The Hook area was within the spill zone of the 1950s flood prevention works and did become inundated on rare occasions, most notably in 1974. This photo was taken at the brick flood wall at the end of Holme Grove, looking out over the the allotments which existed at that time along Holme Grove path. The Trent Depot warehouses on the right showing the actual river course.
A major flood occurred again in April 2000, which almost overtopped defenses in the city. The Hook was inundated again, here viewed also from the end of Holme Grove. The dog bin on Holme Grove path indicates the depth of water. After this event plans were put in place for further enhancement of defenses, now taking into account the likely effects of global warming. The photo shows major concrete barriers being errected along the south boundary of The Hook, with remodeling of gardens along Holme Road. The City football ground can be seen in the distance.

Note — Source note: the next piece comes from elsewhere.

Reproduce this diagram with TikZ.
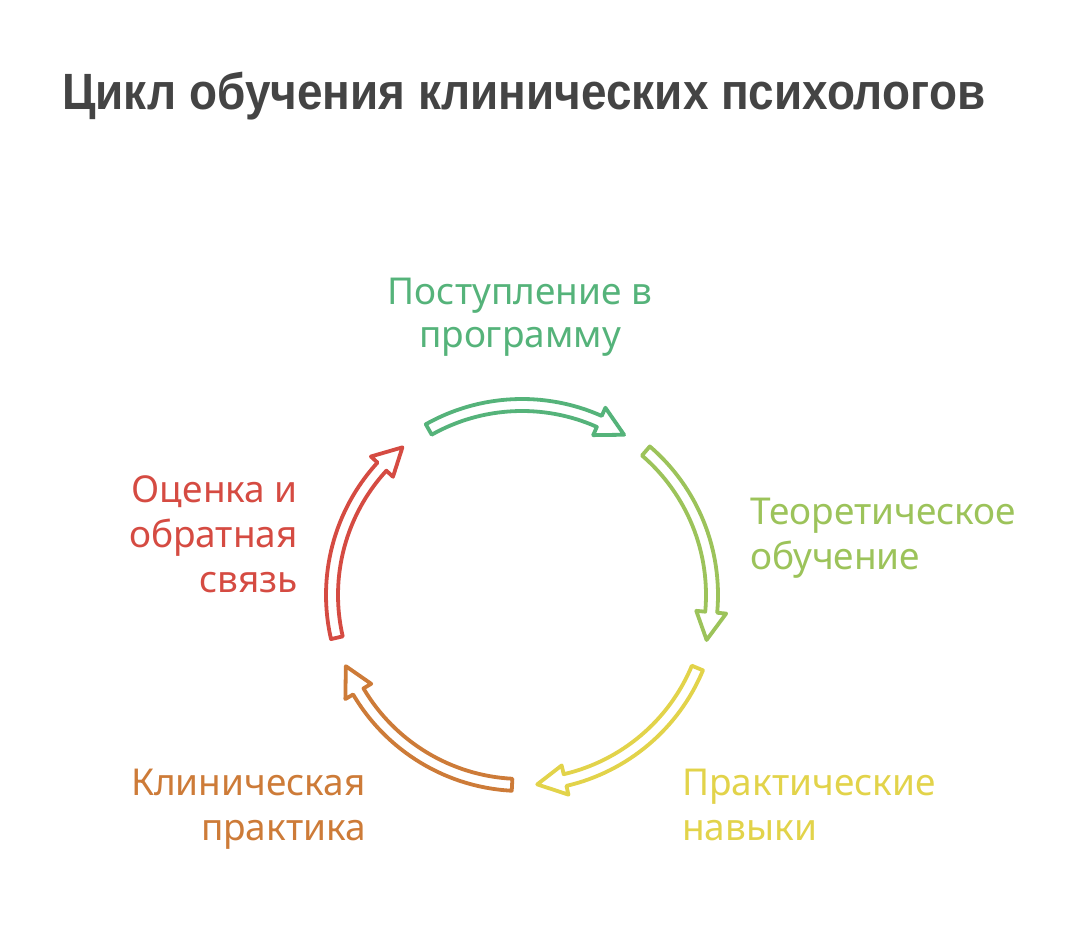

The row of poplars at each end of the riverside path were planted in the late 1970s and are now a prominent feature of The Hook. Developments continued through the 1980s and 1990s, with upgrading of the river path, addition of benches and further planting of trees throughout the site. The new Queens Jubilee Woodland was planted by Rushcliffe Borough Council in 2022 to mark this royal occasion. Around this time plantings also took place along the riverside path and Melbourne Road path. The view of the north bank has changed dramatically since 2008, first with the construction of Riverside Crescent and later the Trent Basin and Yacht Park residential developments. Although these edifices may not entirely complement natural features of The Hook, they are now an accepted part of the landscape. The Hook gained the status of a Local Nature Reserve at the end of 2009, securing its future as a vital green space.